I'm not going to go into the whole story, but basically Eric's FWB, Liza, is an untrustworthy, sketchy drama queen. She hasn't directed any of her sketch at him specifically yet, and maybe she never will, but why wait for it???

Gia and I talked about it, she's unhappy about the situation but is willing to let him make his own mistakes as long as he maintains tight personal boundaries, uses protection unfailingly, and doesn't have her over the house. There's no reason whatsoever to think that he won't follow these guidelines perfectly, but I'm still not cool with it.

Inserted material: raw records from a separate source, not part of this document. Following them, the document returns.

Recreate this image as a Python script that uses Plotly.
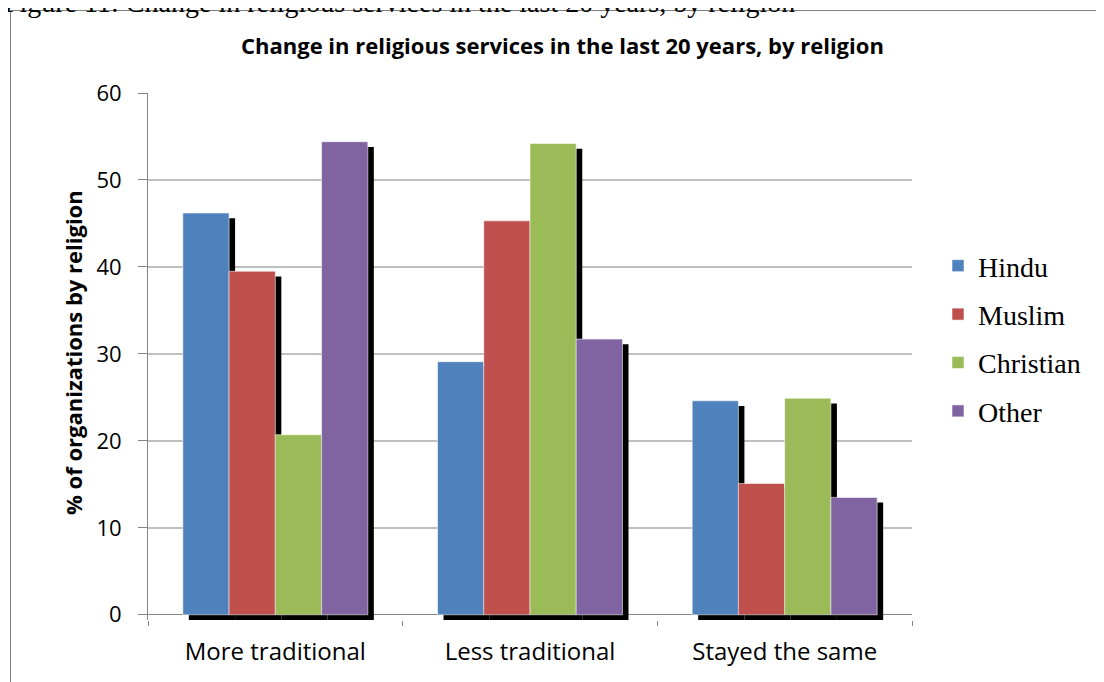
import plotly.graph_objects as go

categories = ["More traditional", "Less traditional", "Stayed the same"]
series_names = ["Hindu", "Muslim", "Christian", "Other"]
hindu = [46.2, 29.1, 24.6]
muslim = [39.5, 45.3, 15.1]
christian = [20.7, 54.2, 24.9]
other = [54.4, 31.7, 13.5]
y_ticks = [0, 10, 20, 30, 40, 50, 60]

values = [hindu, muslim, christian, other]
colors = ["#4F81BD", "#C0504D", "#9BBB59", "#8064A2"]

# page has an 8px body margin; the figure is laid out in page pixels
OFF = 8
W, H = 1104 - OFF, 682 - OFF
L, R, T, B = 148 - OFF, 192, 93 - OFF, 62
plot_w = W - L - R
plot_h = H - T - B
cat_px = plot_w / 3.0
BAR_W = 0.1816
SH_DX = 6 / cat_px
Y_MIN = -0.6
SH_DY = 0.6

def px_x(px):
    return (px - OFF - L) / plot_w

def px_y(py):
    return (H - B - (py - OFF)) / plot_h

fig = go.Figure()

# shadows first
for i, vals in enumerate(values):
    off = -2 * BAR_W + i * BAR_W
    fig.add_trace(go.Bar(
        x=categories, y=vals, base=[-SH_DY] * len(vals),
        offset=off + SH_DX, width=BAR_W,
        marker=dict(color="black", line=dict(width=0)),
        showlegend=False, hoverinfo="skip",
    ))

for i, (name, vals) in enumerate(zip(series_names, values)):
    off = -2 * BAR_W + i * BAR_W
    fig.add_trace(go.Bar(
        x=categories, y=vals, name=name,
        offset=off, width=BAR_W,
        marker=dict(color=colors[i], line=dict(color="rgba(255,255,255,0.55)", width=1)),
        legendgroup=name,
    ))

fig.update_layout(
    width=W, height=H,
    margin=dict(l=L, r=R, t=T, b=B),
    barmode="overlay",
    plot_bgcolor="white", paper_bgcolor="white",
    font=dict(family="Open Sans", color="black"),
    showlegend=True,
    legend=dict(
        x=px_x(938), y=px_y(241), xanchor="left", yanchor="top",
        font=dict(family="Liberation Serif", size=28, color="black"),
        traceorder="grouped", tracegroupgap=9,
        bgcolor="rgba(0,0,0,0)",
    ),
    xaxis=dict(
        type="category", range=[-0.5, 2.5],
        showline=False, showgrid=False,
        ticks="outside", tickson="boundaries", ticklen=5, tickcolor="#868686",
        ticklabelstandoff=15,
        tickfont=dict(family="Open Sans", size=24, color="black"),
    ),
    yaxis=dict(
        range=[Y_MIN, 60], tickvals=y_ticks,
        showgrid=True, gridcolor="#BFBFBF", gridwidth=1.5,
        zeroline=True, zerolinecolor="#868686", zerolinewidth=1,
        showline=True, linecolor="#868686", linewidth=1,
        ticks="outside", ticklen=9, tickcolor="#868686",
        ticklabelstandoff=12,
        tickfont=dict(family="Open Sans", size=22, color="black"),
    ),
    shapes=[
        dict(type="rect", xref="paper", yref="paper",
             x0=px_x(10.5), x1=px_x(1115), y0=px_y(695), y1=px_y(10.5),
             line=dict(color="#7F7F7F", width=1), fillcolor="rgba(0,0,0,0)", layer="below"),
    ],
    annotations=[
        dict(text="<b>Change in religious services in the last 20 years, by religion</b>",
             xref="paper", yref="paper", x=px_x(562), y=px_y(45),
             xanchor="center", yanchor="middle", showarrow=False,
             font=dict(family="Open Sans", size=22, color="black")),
        dict(text="<b>% of organizations by religion</b>",
             xref="paper", yref="paper", x=px_x(73), y=px_y(353),
             xanchor="center", yanchor="middle", textangle=-90, showarrow=False,
             font=dict(family="Open Sans", size=22, color="black")),
        dict(text="Figure 11: Change in religious services in the last 20 years, by religion",
             xref="paper", yref="paper", x=px_x(2), y=px_y(2),
             xanchor="left", yanchor="middle", showarrow=False,
             font=dict(family="Liberation Serif", size=28, color="black")),
    ],
)

fig.write_html("out.html")
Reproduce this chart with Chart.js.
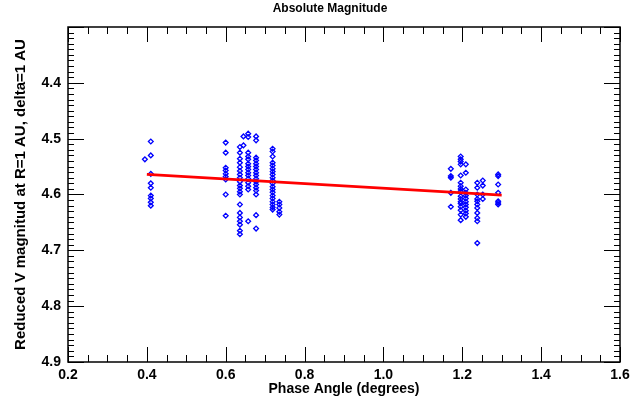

You shouldn't fuck a scorpion.

It straight up makes me lose some respect for him, that he's so lacking in personal standards. It makes me feel like intimacy means nothing to him, if he's willing to share it with someone he has no reason to respect or trust. And y'know what, I know I'm right, I know it's just fucking to him, and that thought makes me unhappy. Why? Because when we have sex, it's more than just fucking to me, and I have no reason to think that it means anything to him, and to be reminded that he's perfectly happy for sex to mean nothing, it just, it doesn't make me fucking happy. A meaningless one-night-stand, fine. But to see someone on an ongoing basis, I don't get how you can want to continue it unless there's some resonance there. We're just built differently, I guess. Or maybe he does find resonance and connection with her, somehow.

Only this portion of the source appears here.